Virginia Overton’s site-specific work at Socrates Sculpture Park rethinks raw construction materials

Sculptor Virginia Overton often transforms chunky construction materials into dynamic pieces of art. In her latest show, Built, she uses steel and wood to explore issues of labor, economics, and the land in contemporary society.

Now on view at Socrates Sculpture Park in Long Island City, Queens, the exhibition punctuates the waterfront site with large-scale artworks that evoke the industrial past and creative potential of the site. The show’s curator, Socrates’s Director of Exhibitions Jess Wilcox, said Overton’s display not only unveils the artist’s ability to rethink and iterate ordinary objects, it showcases her pragmatic and collaborative relationship to the setting in which she works.

“She was interested in working in metal and engaging with the history of metalworking here in the park,” said Wilcox. “She’s site-responsive rather than site-specific in her work because she’s willing to have her ideas evolve when pieces and materials move in an organic way.”

As the first female artist to exhibit a solo collection at Socrates, the Williamsburg-based sculptor spent several months riding the ferry to Astoria to study the park and see how visitors interacted with the objects scattered throughout.
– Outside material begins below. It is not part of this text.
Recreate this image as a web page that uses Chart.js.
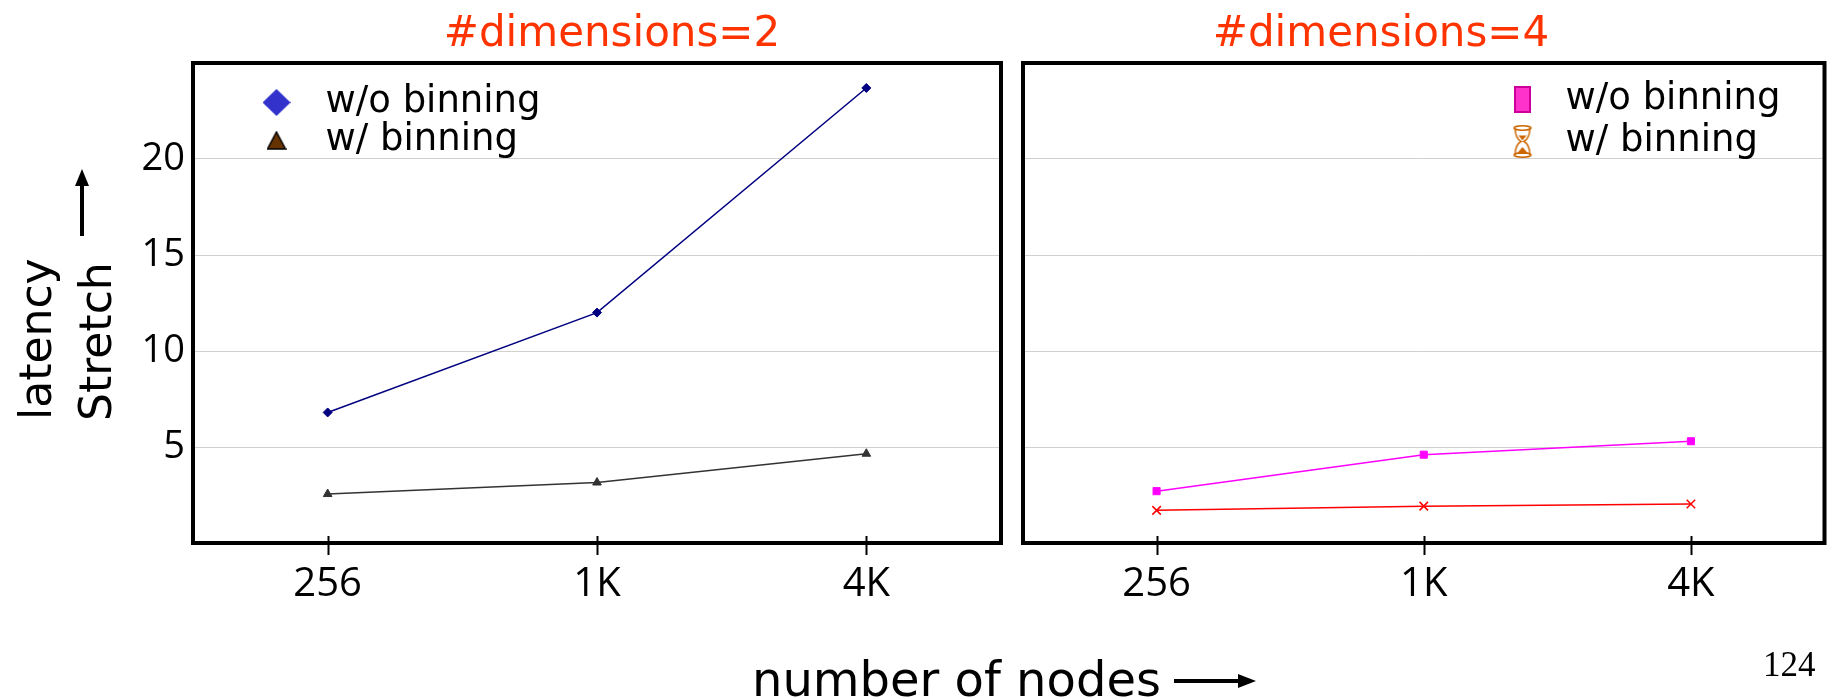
<!DOCTYPE html>
<html>
<head>
<meta charset="utf-8">
<script src="https://cdn.jsdelivr.net/npm/chart.js@4.4.1/dist/chart.umd.min.js"></script>
<style>
  html, body { margin: 0; padding: 0; background: #fff; }
  #page { position: relative; width: 1832px; height: 699px; overflow: hidden; font-family: 'DejaVu Sans', sans-serif; }
  canvas { position: absolute; top: 0; }
  .txt { position: absolute; white-space: nowrap; line-height: 1; color: #000; }
  .title { color: #FF3300; font-size: 42px; top: 11px; transform: translateX(-50%); }
  .rot { transform-origin: 0 0; transform: rotate(-90deg); font-size: 44px; }
  .shaft { position: absolute; background: #000; }
  .head { position: absolute; width: 0; height: 0; }
</style>
</head>
<body>
<div id="page">
  <canvas id="dim2" width="1010" height="699" style="left:0"></canvas>
  <canvas id="dim4" width="822" height="699" style="left:1010px"></canvas>

  <div class="txt title" style="left:612px">#dimensions=2</div>
  <div class="txt title" style="left:1381px">#dimensions=4</div>

  <div class="txt rot" style="left:14px; top:420px">latency</div>
  <div class="txt rot" style="left:74px; top:421px">Stretch</div>
  <div class="shaft" style="left:80px; top:184px; width:4px; height:52px"></div>
  <div class="head" style="left:75px; top:169px; border-left:7px solid transparent; border-right:7px solid transparent; border-bottom:17px solid #000"></div>

  <div class="txt" style="left:752px; top:655px; font-size:48px">number of nodes</div>
  <div class="shaft" style="left:1174px; top:679px; width:66px; height:4px"></div>
  <div class="head" style="left:1238px; top:674px; border-top:7px solid transparent; border-bottom:7px solid transparent; border-left:18px solid #000"></div>

  <div class="txt" style="left:1763px; top:647px; font-family:'Liberation Serif', serif; font-size:35px">124</div>
</div>

<script>
// data
const nodeLabels = ['256', '1K', '4K'];
const seriesNames = ['w/o binning', 'w/ binning'];
const dim2WithoutBinning = [6.8, 12.0, 23.7];
const dim2WithBinning = [2.55, 3.15, 4.65];
const dim4WithoutBinning = [2.7, 4.6, 5.3];
const dim4WithBinning = [1.7, 1.92, 2.03];
const stretchTicks = [5, 10, 15, 20];

Chart.defaults.font.family = "'DejaVu Sans', sans-serif";
Chart.defaults.color = '#000';

// small canvases used as legend symbols
function marker(w, h, paint) {
  const c = document.createElement('canvas');
  c.width = w;
  c.height = h;
  paint(c.getContext('2d'), w, h);
  return c;
}

const blueDiamond = marker(28, 27, (g, w, h) => {
  g.fillStyle = '#3333CC';
  g.beginPath();
  g.moveTo(w / 2, 0); g.lineTo(w, h / 2); g.lineTo(w / 2, h); g.lineTo(0, h / 2);
  g.closePath();
  g.fill();
});

const brownTriangle = marker(20, 19, (g, w, h) => {
  g.fillStyle = '#663300';
  g.strokeStyle = '#000';
  g.lineWidth = 1.5;
  g.beginPath();
  g.moveTo(w / 2, 1); g.lineTo(w - 1, h - 1); g.lineTo(1, h - 1);
  g.closePath();
  g.fill();
  g.stroke();
});

const pinkBar = marker(17, 27, (g, w, h) => {
  g.fillStyle = '#FF33CC';
  g.fillRect(0, 0, w, h);
  g.strokeStyle = '#CC0099';
  g.lineWidth = 2;
  g.strokeRect(1, 1, w - 2, h - 2);
});

const hourglass = marker(20, 33, (g, w, h) => {
  g.strokeStyle = '#CC6600';
  g.fillStyle = '#CC6600';
  g.lineWidth = 1.5;
  g.beginPath();
  g.ellipse(w / 2, 3, w / 2 - 1.5, 2.2, 0, 0, Math.PI * 2);
  g.stroke();
  g.beginPath();
  g.ellipse(w / 2, h - 3, w / 2 - 1.5, 2.2, 0, 0, Math.PI * 2);
  g.stroke();
  g.beginPath();
  g.moveTo(2.5, 3);
  g.quadraticCurveTo(3, h / 2 - 3, w / 2 - 1.5, h / 2);
  g.quadraticCurveTo(3, h / 2 + 3, 2.5, h - 3);
  g.moveTo(w - 2.5, 3);
  g.quadraticCurveTo(w - 3, h / 2 - 3, w / 2 + 1.5, h / 2);
  g.quadraticCurveTo(w - 3, h / 2 + 3, w - 2.5, h - 3);
  g.stroke();
  // sand
  g.beginPath();
  g.moveTo(w / 2 - 4, h / 2 - 6); g.lineTo(w / 2 + 4, h / 2 - 6); g.lineTo(w / 2, h / 2 - 1);
  g.closePath();
  g.fill();
  g.beginPath();
  g.moveTo(4, h - 4); g.lineTo(w / 2, h - 11); g.lineTo(w - 4, h - 4);
  g.closePath();
  g.fill();
});

// black frame round the plot area, plus tick marks crossing the bottom edge
const framePlugin = {
  id: 'frame',
  afterDraw(chart) {
    const { ctx, chartArea: a } = chart;
    const xs = chart.scales.x;
    ctx.save();
    ctx.strokeStyle = '#000';
    ctx.lineWidth = 2;
    xs.ticks.forEach((t, i) => {
      const px = Math.round(xs.getPixelForTick(i)) + 0.5;
      ctx.beginPath();
      ctx.moveTo(px, a.bottom - 7);
      ctx.lineTo(px, a.bottom + 12);
      ctx.stroke();
    });
    ctx.lineWidth = 4;
    ctx.strokeRect(a.left, a.top, a.right - a.left, a.bottom - a.top);
    ctx.restore();
  }
};

// put the legend at an offset inside the plot area
const legendSpot = {
  id: 'legendSpot',
  afterLayout(chart, args, opts) {
    const lg = chart.legend;
    const a = chart.chartArea;
    const p = lg.options.labels.padding;
    lg.left = a.left + opts.dx - p;
    lg.top = a.top + opts.dy - p;
    lg.right = lg.left + lg.width;
    lg.bottom = a.bottom;
  }
};

function makeChart(id, datasets, symbols, o) {
  new Chart(document.getElementById(id), {
    type: 'line',
    data: { labels: nodeLabels, datasets: datasets },
    options: {
      responsive: false,
      animation: false,
      layout: { padding: { top: 63, right: o.padRight, left: 0, bottom: 0 } },
      elements: { line: { tension: 0 } },
      scales: {
        x: {
          offset: true,
          afterFit: s => { s.height = 156; },
          border: { display: false },
          grid: { display: false },
          ticks: { font: { family: "'Open Sans', sans-serif", size: 40 }, padding: 10, maxRotation: 0 }
        },
        y: {
          min: 0,
          max: 25,
          afterFit: s => { s.width = o.yWidth; },
          border: { display: false },
          grid: { color: '#d0d0d0', lineWidth: 1, drawTicks: false },
          ticks: {
            display: o.showY,
            stepSize: 5,
            padding: 8,
            font: { family: "'Open Sans', sans-serif", size: 38 },
            callback: v => stretchTicks.includes(v) ? String(v) : ''
          }
        }
      },
      plugins: {
        title: { display: false },
        tooltip: { enabled: false },
        legendSpot: { dx: o.dx, dy: o.dy },
        legend: {
          position: 'chartArea',
          align: 'start',
          labels: {
            usePointStyle: true,
            pointStyleWidth: o.boxWidth,
            boxWidth: o.boxWidth,
            boxHeight: 37,
            padding: o.rowGap,
            textAlign: 'left',
            color: '#000',
            font: { size: 37 },
            generateLabels: chart => chart.data.datasets.map((ds, i) => ({
              text: ds.label,
              pointStyle: symbols[i],
              fillStyle: ds.backgroundColor,
              strokeStyle: ds.borderColor,
              lineWidth: 0,
              hidden: false,
              datasetIndex: i,
              textAlign: 'left'
            }))
          }
        }
      }
    },
    plugins: [framePlugin, legendSpot]
  });
}

makeChart('dim2', [
  {
    label: seriesNames[0], data: dim2WithoutBinning,
    borderColor: '#000080', backgroundColor: '#000080', borderWidth: 1.5,
    pointStyle: 'rectRot', pointRadius: 4.5, pointBorderWidth: 1
  },
  {
    label: seriesNames[1], data: dim2WithBinning,
    borderColor: '#333333', backgroundColor: '#333333', borderWidth: 1.5,
    pointStyle: 'triangle', pointRadius: 5, pointBorderWidth: 1
  }
], [blueDiamond, brownTriangle], { padRight: 9, yWidth: 193, showY: true, dx: 53, dy: 21, boxWidth: 61, rowGap: 1 });

makeChart('dim4', [
  {
    label: seriesNames[0], data: dim4WithoutBinning,
    borderColor: '#FF00FF', backgroundColor: '#FF00FF', borderWidth: 1.5,
    pointStyle: 'rect', pointRadius: 5, pointBorderWidth: 1
  },
  {
    label: seriesNames[1], data: dim4WithBinning,
    borderColor: '#FF0000', backgroundColor: '#FF0000', borderWidth: 1.5,
    pointStyle: 'crossRot', pointRadius: 6, pointBorderWidth: 1.5
  }
], [pinkBar, hourglass], { padRight: 4, yWidth: 13, showY: false, dx: 475, dy: 18, boxWidth: 49, rowGap: 5 });
</script>
</body>
</html>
For her own exhibition, which opened in May, Overton created each piece on site and situated them strategically in the green space to reveal unique perspectives of the Queens waterfront and the Manhattan skyline. Many of the sculptures contain circular forms that act as unexpected viewfinders and feature nature-inspired elements that contrast with the overall industrial aesthetic.

Untitled (Late bloomer), 2018 by Virginia Overton (Courtesy the Artist, Bortolami Gallery, White Cube, and Socrates Sculpture Park)

Overton took a silver-sprayed Dodge Ram and placed an elegant aquatic feature and fountain in its elongated truck bed. She also suspended an unfinished wooden beam from steel trusses and turned it into an old-fashioned swing set. An upright rectangular structure outlined in steel displays the shapes and colors of various brass, aluminum, and copper steel pipes. 

The largest piece on site, a 40-by-18-foot, crystal-shaped sculpture, took the longest to configure and was built from architectural truss systems and angle irons. Dubbed ‘The Gem’, its seemingly heavy form cantilevers over the ground at an effortless slant, giving viewers framed views of the park through its faceted core. Pieces like this offer a new role to the support structures that often go unseen within a building’s construction.

According to Wilcox, Overton’s site-responsive sculptures most importantly tie into the greater role Socrates Sculpture Park plays in New York as a former industrial site-turned-recreational space. They speak to the park as part of two larger ecosystems—its function as the physical land adjacent to the East River Estuary and its social component as an alternative arts institution in Queens. The Nashville-native’s work often conveys undertones of her rural upbringing, which easily translates to places like this that have undergone significant evolution since the industrial era. With Built, Overton not only nods to the evolution of these geographic locations, but also the way in which her iterated objects can evolve and be redefined with time.

“I think architects will notice more than other viewers how she takes the basic elements of building blocks of construction and reorients them to create something totally new,” said Wilcox. “Seeing the world through Virginia’s eyes is like having your eyes being reoriented towards the world.”

Built is on view through September 3 at Socrates Sculpture Park at 32-01 Vernon Boulevard, Long Island City, Queens. Admission is free and open to the public.